Business and Accounting Technology

What Cloud Service Model for Finance & Expense Tracking?

Choose the right cloud service model for finance and expense tracking. Understand which framework offers the best fit for your business operations.

Cloud computing transforms how technology services are delivered, moving from traditional on-premise setups. This model allows businesses to access computing resources, such as software and data storage, over the internet. Its widespread adoption has reshaped efficiency and accessibility across industries. This article explores how cloud service models apply to finance and expense tracking.

Core Cloud Service Models

Cloud computing changes how IT assets are consumed, with providers managing infrastructure and customers accessing services via the internet. Three primary cloud service models offer distinct levels of control and management responsibility. Understanding them is foundational for business application.

Infrastructure as a Service (IaaS) provides on-demand access to foundational computing resources like virtual servers, storage, and networking. With IaaS, users manage operating systems, applications, and security, while the provider handles the underlying physical infrastructure. Amazon Web Services (AWS) EC2 is an example.

Platform as a Service (PaaS) offers a complete, on-demand cloud platform for developing, running, and managing applications. The PaaS provider hosts everything, including servers, operating systems, databases, and development tools. Google App Engine is an example.

Software as a Service (SaaS) is the most prevalent cloud service, delivering fully functional application software over the internet. SaaS providers operate, manage, and maintain the entire application stack; users access the software through a web browser or mobile app without installation. Examples include web-based email services or CRM platforms like Salesforce.

Identifying the Typical Cloud Service for Finance and Expense Tracking

Finance and expense tracking solutions commonly use the Software as a Service (SaaS) model. This delivers ready-to-use applications over the internet, accessed via web browser or mobile app, without local installation or infrastructure management. Popular accounting software like QuickBooks and expense management tools such as Expensify operate on this model.

A business using a SaaS finance solution does not need to purchase servers, install operating systems, or manage database software. Instead, they subscribe to the service, paying a recurring fee to access the application and its features. The provider ensures the software is operational, secure, and up-to-date, allowing finance teams to concentrate on core tasks.

Reasons for This Model’s Suitability

The SaaS model suits finance and expense tracking due to several advantages. Ease of deployment and access is a significant benefit. Businesses can use these applications immediately without extensive IT setup, enabling rapid adoption. This allows finance teams to quickly leverage tools for invoicing, payment tracking, and financial reporting.

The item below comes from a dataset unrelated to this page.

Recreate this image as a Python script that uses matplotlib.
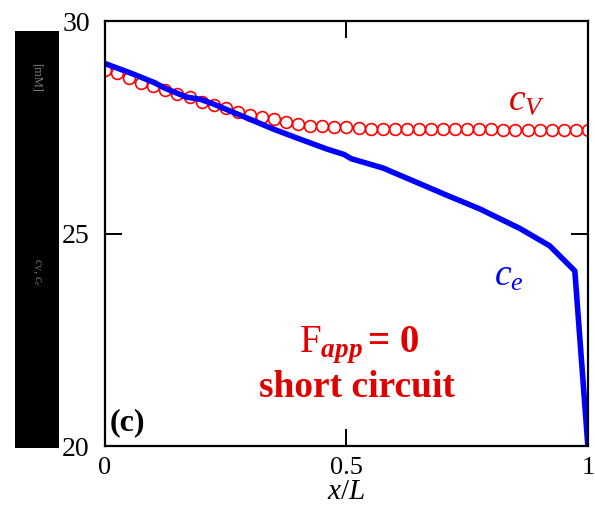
import matplotlib
matplotlib.use("Agg")
import matplotlib.pyplot as plt
from matplotlib.patches import Rectangle

# ---- data (panel c, short circuit) ----
x_ce = [0.0, 0.059, 0.10, 0.128, 0.169, 0.197, 0.224, 0.266, 0.30, 0.348,
        0.404, 0.459, 0.495, 0.51, 0.576, 0.638, 0.708, 0.776, 0.859, 0.921,
        0.973, 1.0]
c_e = [29.0, 28.75, 28.56, 28.40, 28.21, 28.16, 28.05, 27.85, 27.69, 27.46,
       27.22, 26.99, 26.86, 26.76, 26.54, 26.24, 25.90, 25.58, 25.12, 24.71,
       24.12, 20.0]

x_cv = [i * 0.025 for i in range(41)]
c_v = [28.85, 28.78, 28.66, 28.55, 28.48, 28.38, 28.28, 28.22, 28.10, 28.02,
       27.95, 27.87, 27.80, 27.75, 27.70, 27.63, 27.57, 27.54, 27.52, 27.51,
       27.50, 27.48, 27.47, 27.47, 27.46, 27.46, 27.46, 27.45, 27.45, 27.45,
       27.45, 27.45, 27.45, 27.44, 27.44, 27.44, 27.44, 27.43, 27.43, 27.43,
       27.43]

xticks = [0, 0.5, 1]
xticklabels = ["0", "0.5", "1"]
yticks = [20, 25, 30]
yticklabels = ["20", "25", "30"]

RED = "#e00000"
BLUE = "#0000ff"

plt.rcParams["font.family"] = ["Liberation Serif", "DejaVu Serif"]
plt.rcParams["mathtext.fontset"] = "custom"
plt.rcParams["mathtext.rm"] = "Liberation Serif"
plt.rcParams["mathtext.it"] = "Liberation Serif:italic"
plt.rcParams["mathtext.bf"] = "Liberation Serif:italic:bold"

fig = plt.figure(figsize=(5.95, 5.13), dpi=100)
ax = fig.add_axes([0.1765, 0.1306, 0.8115, 0.8284])

# the black strip on the left (a rasterised y-label in the original)
fig.add_artist(Rectangle((0.0252, 0.1267), 0.074, 0.813, transform=fig.transFigure,
                         facecolor="black", edgecolor="none", zorder=0))
fig.text(0.062, 0.85, "[mM]", rotation=-90, color="#777777", fontsize=9,
         ha="center", va="center")
fig.text(0.062, 0.47, "$c_V$, $c_e$", rotation=-90, color="#777777", fontsize=9,
         ha="center", va="center")

ax.plot(x_cv, c_v, "o", ms=8.5, mfc="none", mec="red", mew=1.2, clip_on=True)
ax.plot(x_ce, c_e, "-", color=BLUE, lw=4, solid_joinstyle="round")

ax.set_xlim(0, 1)
ax.set_ylim(20, 30)
ax.set_xticks(xticks)
ax.set_xticklabels(xticklabels)
ax.set_yticks(yticks)
ax.set_yticklabels(yticklabels)
ax.tick_params(direction="in", length=12, width=1.4, top=True, right=True,
               labelsize=20, pad=11)
ax.tick_params(axis="x", pad=8, labelsize=19)
for sp in ax.spines.values():
    sp.set_linewidth(1.6)

ax.set_xlabel("$x/L$", fontsize=21, labelpad=0)

ax.text(0.874, 28.14, "$c_V$", color=RED, fontsize=27, ha="center", va="center")
ax.text(0.836, 24.0, "$c_e$", color=BLUE, fontsize=27, ha="center", va="center")

ax.text(0.535, 22.21, r"F$_{\mathbf{app}}$", color=RED, fontsize=28,
        ha="right", va="baseline")
ax.text(0.545, 22.21, "= 0", color=RED, fontsize=28, fontweight="bold",
        ha="left", va="baseline")
ax.text(0.522, 21.15, "short circuit", color=RED, fontsize=27, fontweight="bold",
        ha="center", va="baseline")
ax.text(0.01, 20.2, "(c)", fontsize=23, fontweight="bold", ha="left", va="bottom")

fig.savefig("out.png", dpi=100)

SaaS solutions provide automatic updates and maintenance, crucial for financial software. Providers push new features, security patches, and regulatory compliance updates, ensuring the software remains current and secure. This continuous updating helps adhere to evolving tax laws, reducing non-compliance risk.

Scalability is another advantage; SaaS finance platforms accommodate business growth or fluctuating needs. As a company expands, the provider scales resources to match demand without disruption. This flexibility helps businesses avoid capital expenditure associated with upgrading on-premise hardware or software licenses.

SaaS finance solutions offer predictable subscription-based pricing, helping businesses manage budgets effectively. Instead of large upfront investments, companies pay a consistent monthly or annual fee. This operational expenditure model allows for clearer financial planning and frees up capital for other growth initiatives.